Former Acting Deputy Secretary Rafael Borras and former Acting Undersecretary for Management Chris Cummiskey shared their memories of the two weeks in October 2013 with Federal News Radio. They remembered the long hours spent in preparation, the blow to employees’ morale, the uncertainty surrounding major projects and, after the shutdown ended, the slow ramp up to normal operations.
DHS again will face that scenario if Congress fails to pass a spending bill by midnight Friday, when the continuing resolution that now funds the department expires.
In some respects, a shutdown now will be worse for the department than the one that engulfed the government in 2013, said Cummiskey.
“At least you knew there were a lot of folks in the same hopper and so you felt it was a larger effort,” he said. “This time, when it’s targeted just to DHS, it further feeds some of the difficulties the department is having around morale and employee engagement.”
Homeland Security Secretary Secretary Jeh Johnson has said that the vast majority of DHS employees would have to work without pay in the case of a shutdown because their jobs are considered essential to national security. The 30,000 employees who are furloughed would include many headquarters personnel.
Borras remembers playing the dual parts of leader and cheerleader during the October 2013 shutdown, as he tried to maintain the morale of his direct reports and organizational leaders. DHS’ Nebraska Avenue headquarters looked like “a virtual ghost town” during the 2013 shutdown, he said.
There was “very, very limited ability to do any planning or coordination from a headquarters standpoint,” he said. “You spend most of your time monitoring the execution and fidelity of the shutdown process to make sure you’re in compliance with the law.”
Johnson has warned that DHS headquarters’ efforts to monitor dangers, from the Islamic State to illegal immigration to severe weather events would be hampered during a shutdown.
With all but 15 percent of DHS employees expected to work after Friday regardless, some have questioned whether the public would even notice a shutdown.
“You don’t notice it on day one, but the longer it goes on, the more disruptive and troublesome it is for the department because you have a lot of these support functions that are aiding the leadership of the department, keeping procurement on track and so on,” he said. “It’s detrimental to taxpayers because it elongates programs. It’s an inefficient use of dollars and it creates uncertainty in the workforce.”
Technology acquisition programs will suffer much of the pain because, while they are big and costly, most are not considered essential, he said. They end up missing deadlines for milestones. During the October 2013 shutdown, DHS’ Continuous Diagnostics Monitoring program lost both time and money, he recalled.

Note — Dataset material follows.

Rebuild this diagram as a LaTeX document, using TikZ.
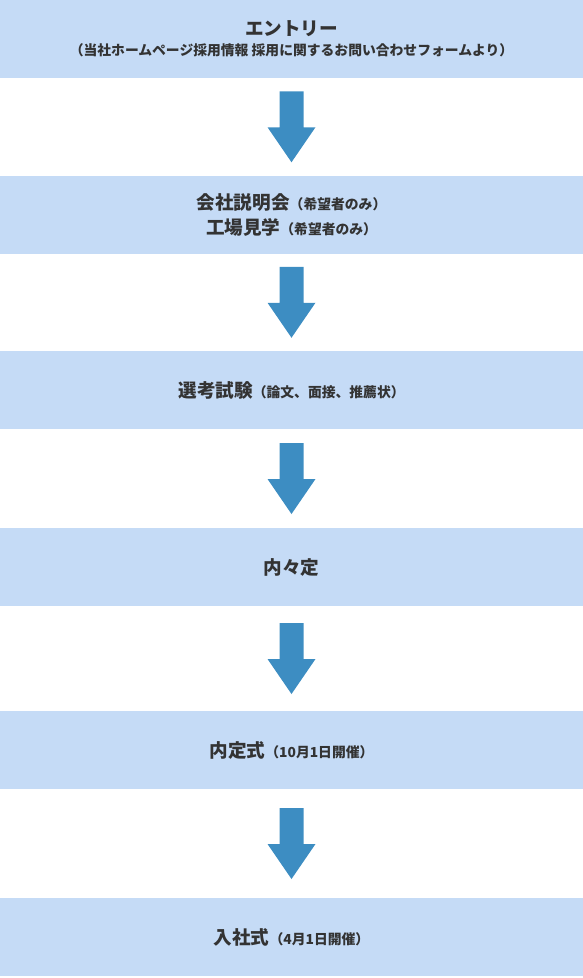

“When you pull a month out, and spend months on either side preparing for a shutdown or coming out of one, it isn’t a seamless movement to get things running again,” he said.
Damage is already done
Regardless of whether the shutdown occurs at the end of the week, some damage already has occurred, said Borras and Cummiskey.
The repeated continuous resolutions take their toll on the department’s abilities to plan and invest in major projects. Should Congress pass another CR this week, it would prolong the uncertainty surrounding the department’s budget, Borras said. Even in the best-case scenario, in which Congress passes a spending bill for the rest of this fiscal year, doubts will linger, he said.
“It’s not just a distraction and an impact on the hear and now, but it has a tremendous impact on the medium and the long-term because you have little to no ability and/or confidence to say, ‘Hey, are we going to have 3 or 4 years of straight appropriations so we can get to business as usual?’ We haven’t had that since before 2010. That’s a long run,” he said.